Check each line of the records below for the word "that" and copy those where it appears.

* **INPUT FOR THIS TASK**
======
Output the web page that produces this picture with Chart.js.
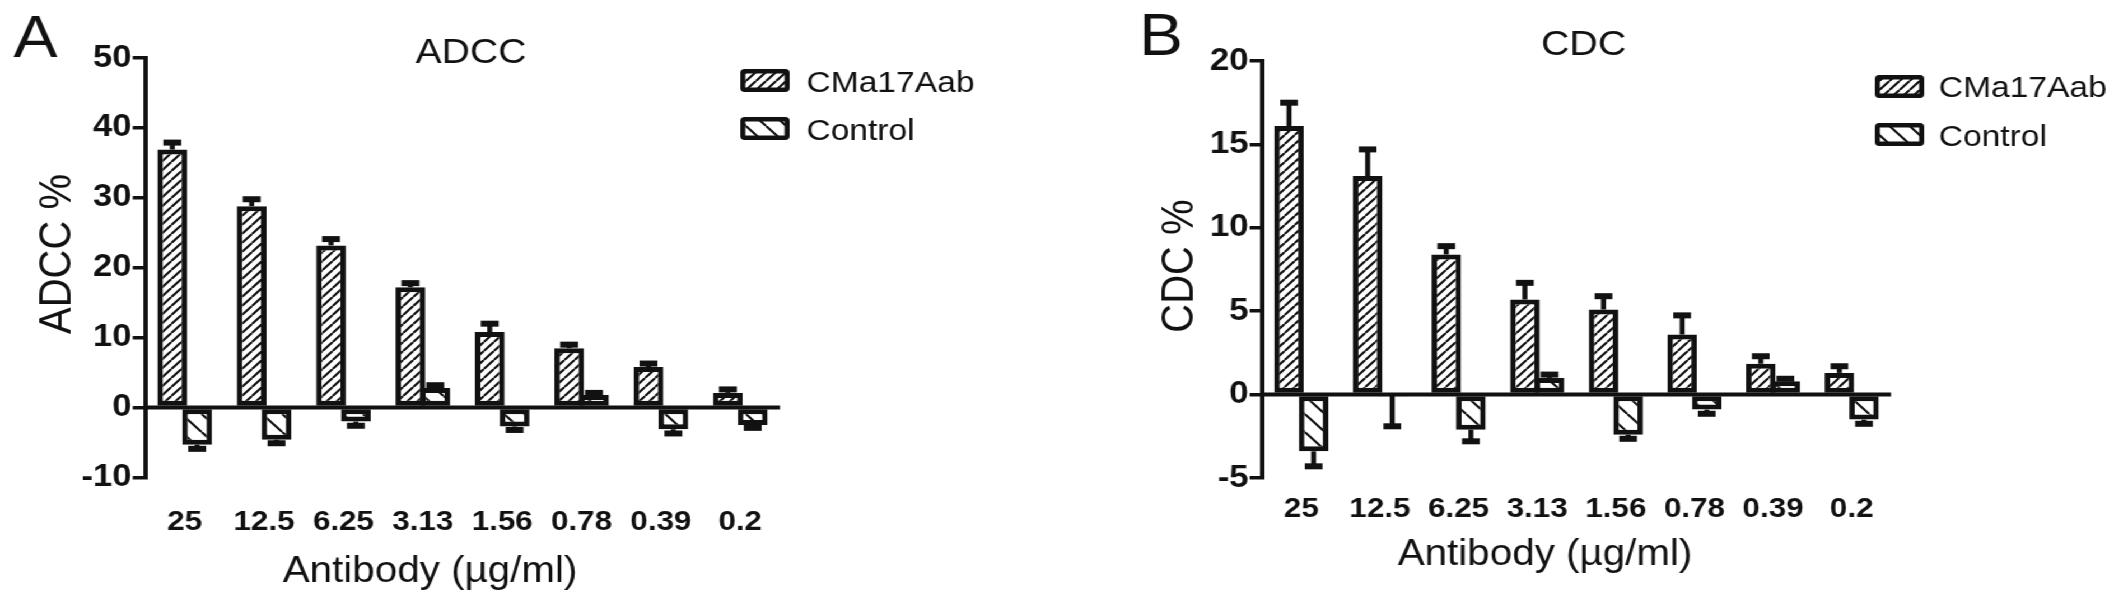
======
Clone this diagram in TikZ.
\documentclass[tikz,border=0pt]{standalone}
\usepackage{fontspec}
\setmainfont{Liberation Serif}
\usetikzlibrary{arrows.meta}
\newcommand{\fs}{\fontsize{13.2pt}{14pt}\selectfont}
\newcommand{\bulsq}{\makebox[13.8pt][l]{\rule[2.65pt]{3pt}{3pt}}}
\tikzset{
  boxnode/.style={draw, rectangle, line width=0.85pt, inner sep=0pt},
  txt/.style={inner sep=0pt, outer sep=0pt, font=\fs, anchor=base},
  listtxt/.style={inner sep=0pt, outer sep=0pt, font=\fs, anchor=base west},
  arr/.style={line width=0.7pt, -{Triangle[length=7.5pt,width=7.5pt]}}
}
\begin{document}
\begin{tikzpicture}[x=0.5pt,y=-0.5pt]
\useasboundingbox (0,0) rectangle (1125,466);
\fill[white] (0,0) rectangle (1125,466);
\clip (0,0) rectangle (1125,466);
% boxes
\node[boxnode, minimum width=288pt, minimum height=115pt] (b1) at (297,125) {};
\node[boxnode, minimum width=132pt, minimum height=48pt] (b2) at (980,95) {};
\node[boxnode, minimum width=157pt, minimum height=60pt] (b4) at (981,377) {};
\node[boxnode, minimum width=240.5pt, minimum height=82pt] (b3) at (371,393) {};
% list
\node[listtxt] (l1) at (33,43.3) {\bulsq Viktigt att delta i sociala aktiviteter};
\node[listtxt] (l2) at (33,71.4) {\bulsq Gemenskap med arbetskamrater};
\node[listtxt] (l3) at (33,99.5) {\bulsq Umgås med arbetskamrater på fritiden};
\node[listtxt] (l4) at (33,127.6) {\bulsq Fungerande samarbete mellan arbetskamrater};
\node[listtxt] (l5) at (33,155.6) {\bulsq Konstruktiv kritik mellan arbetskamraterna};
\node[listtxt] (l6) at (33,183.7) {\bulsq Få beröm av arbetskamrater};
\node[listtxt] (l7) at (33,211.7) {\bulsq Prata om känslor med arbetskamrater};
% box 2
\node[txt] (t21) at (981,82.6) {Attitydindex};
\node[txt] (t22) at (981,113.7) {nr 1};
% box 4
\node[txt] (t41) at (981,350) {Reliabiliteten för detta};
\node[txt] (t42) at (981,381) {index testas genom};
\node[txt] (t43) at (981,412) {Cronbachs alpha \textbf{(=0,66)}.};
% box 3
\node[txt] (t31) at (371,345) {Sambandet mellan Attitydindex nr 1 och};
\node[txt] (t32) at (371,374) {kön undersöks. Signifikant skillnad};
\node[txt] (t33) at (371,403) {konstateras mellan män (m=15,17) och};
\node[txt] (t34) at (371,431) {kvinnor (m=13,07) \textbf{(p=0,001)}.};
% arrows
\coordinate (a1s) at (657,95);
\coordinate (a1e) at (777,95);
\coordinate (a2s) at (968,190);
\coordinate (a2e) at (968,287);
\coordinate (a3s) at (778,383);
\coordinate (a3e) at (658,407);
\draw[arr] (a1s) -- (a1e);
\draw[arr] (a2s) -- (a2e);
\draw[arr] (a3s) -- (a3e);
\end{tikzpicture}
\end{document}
======
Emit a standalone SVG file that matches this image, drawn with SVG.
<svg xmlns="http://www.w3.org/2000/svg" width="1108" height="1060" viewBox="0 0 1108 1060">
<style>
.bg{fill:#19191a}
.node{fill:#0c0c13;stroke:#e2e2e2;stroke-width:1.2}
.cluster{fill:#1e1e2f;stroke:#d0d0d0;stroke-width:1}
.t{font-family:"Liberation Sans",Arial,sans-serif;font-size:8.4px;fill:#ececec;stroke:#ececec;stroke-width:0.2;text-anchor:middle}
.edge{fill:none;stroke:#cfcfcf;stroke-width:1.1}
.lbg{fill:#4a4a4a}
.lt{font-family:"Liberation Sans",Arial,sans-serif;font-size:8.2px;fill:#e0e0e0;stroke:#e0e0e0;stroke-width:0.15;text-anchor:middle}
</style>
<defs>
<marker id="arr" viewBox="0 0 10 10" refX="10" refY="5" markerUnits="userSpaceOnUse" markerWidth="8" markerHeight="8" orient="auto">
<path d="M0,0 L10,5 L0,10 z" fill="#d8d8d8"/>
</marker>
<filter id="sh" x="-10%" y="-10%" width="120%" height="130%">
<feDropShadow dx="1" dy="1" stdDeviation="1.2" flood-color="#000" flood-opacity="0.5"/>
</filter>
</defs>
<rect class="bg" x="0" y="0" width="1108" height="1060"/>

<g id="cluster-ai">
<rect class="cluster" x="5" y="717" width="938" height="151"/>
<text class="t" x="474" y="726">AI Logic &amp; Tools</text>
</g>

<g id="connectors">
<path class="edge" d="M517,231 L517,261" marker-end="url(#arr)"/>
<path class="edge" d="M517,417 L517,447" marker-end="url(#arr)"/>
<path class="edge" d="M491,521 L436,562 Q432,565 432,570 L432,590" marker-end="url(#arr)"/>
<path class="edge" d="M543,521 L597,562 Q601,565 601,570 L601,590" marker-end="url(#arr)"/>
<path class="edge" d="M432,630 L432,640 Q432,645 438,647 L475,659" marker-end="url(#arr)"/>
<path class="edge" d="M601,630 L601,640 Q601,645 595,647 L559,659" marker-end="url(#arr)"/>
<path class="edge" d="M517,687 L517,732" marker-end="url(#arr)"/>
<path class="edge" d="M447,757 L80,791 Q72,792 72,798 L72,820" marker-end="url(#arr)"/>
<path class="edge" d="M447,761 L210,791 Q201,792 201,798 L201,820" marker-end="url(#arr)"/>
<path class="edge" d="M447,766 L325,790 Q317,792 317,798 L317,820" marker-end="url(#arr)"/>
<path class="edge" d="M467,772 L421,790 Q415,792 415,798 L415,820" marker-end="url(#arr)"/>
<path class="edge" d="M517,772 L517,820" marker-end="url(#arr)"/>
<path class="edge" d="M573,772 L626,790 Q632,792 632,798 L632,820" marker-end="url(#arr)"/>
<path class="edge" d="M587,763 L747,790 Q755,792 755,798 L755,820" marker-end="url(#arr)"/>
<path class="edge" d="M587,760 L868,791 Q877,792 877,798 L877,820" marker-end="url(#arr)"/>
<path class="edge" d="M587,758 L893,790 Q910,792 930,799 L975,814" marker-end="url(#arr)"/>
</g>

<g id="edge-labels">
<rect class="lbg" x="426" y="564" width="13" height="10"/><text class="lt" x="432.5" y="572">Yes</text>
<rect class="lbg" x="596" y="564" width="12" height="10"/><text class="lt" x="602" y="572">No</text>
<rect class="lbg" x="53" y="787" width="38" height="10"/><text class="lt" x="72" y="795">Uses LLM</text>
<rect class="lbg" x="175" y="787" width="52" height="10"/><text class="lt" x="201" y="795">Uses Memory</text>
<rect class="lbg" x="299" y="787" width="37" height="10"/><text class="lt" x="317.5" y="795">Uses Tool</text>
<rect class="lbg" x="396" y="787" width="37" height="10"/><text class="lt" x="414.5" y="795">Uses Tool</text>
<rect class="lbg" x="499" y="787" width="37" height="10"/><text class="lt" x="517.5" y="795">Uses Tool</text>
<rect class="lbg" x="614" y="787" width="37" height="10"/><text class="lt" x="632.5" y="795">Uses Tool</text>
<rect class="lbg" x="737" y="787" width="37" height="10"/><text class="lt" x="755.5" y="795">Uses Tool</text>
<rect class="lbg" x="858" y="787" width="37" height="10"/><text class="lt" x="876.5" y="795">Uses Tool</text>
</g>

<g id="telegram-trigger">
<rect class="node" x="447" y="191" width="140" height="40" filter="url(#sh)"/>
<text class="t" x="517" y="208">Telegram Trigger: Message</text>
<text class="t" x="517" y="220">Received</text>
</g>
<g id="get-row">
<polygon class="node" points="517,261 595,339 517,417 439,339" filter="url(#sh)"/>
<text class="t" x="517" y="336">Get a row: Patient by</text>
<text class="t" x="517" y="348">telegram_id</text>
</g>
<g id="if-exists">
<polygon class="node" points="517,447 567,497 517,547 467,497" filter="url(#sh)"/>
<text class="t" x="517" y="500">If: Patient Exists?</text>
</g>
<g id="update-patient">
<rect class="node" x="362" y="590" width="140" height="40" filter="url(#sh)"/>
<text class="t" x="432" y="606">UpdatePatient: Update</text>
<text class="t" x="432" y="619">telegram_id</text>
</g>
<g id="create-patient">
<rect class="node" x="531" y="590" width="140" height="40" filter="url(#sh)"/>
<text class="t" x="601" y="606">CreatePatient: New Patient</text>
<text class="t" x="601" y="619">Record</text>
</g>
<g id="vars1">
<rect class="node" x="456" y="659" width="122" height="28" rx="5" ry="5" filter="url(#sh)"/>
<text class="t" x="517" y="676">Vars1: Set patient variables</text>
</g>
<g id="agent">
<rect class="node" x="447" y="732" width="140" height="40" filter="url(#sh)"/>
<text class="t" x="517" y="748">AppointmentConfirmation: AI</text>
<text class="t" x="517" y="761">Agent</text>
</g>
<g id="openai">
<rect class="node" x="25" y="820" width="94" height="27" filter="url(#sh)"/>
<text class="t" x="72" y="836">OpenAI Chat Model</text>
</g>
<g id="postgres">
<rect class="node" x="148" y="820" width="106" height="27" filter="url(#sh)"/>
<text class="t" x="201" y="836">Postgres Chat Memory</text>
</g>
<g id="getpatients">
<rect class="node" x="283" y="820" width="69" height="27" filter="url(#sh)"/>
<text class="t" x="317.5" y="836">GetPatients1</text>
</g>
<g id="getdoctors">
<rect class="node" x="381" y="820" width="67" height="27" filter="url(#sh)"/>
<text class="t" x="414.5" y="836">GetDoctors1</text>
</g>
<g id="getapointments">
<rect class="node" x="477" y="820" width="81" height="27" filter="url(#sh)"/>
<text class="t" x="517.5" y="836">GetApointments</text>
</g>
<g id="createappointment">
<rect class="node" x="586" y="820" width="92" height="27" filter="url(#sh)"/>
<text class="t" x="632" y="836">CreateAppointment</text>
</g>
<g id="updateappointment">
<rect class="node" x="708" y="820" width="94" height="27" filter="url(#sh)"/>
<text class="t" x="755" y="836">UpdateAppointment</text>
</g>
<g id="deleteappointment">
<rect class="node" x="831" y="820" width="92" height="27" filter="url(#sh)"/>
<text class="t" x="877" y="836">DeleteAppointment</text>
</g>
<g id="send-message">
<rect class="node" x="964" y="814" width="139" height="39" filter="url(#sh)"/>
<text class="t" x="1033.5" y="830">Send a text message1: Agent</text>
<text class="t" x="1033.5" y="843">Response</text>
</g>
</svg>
======
* **RIGHT ANSWER**
Output the web page that produces this picture with Chart.js.
Emit a standalone SVG file that matches this image, drawn with SVG.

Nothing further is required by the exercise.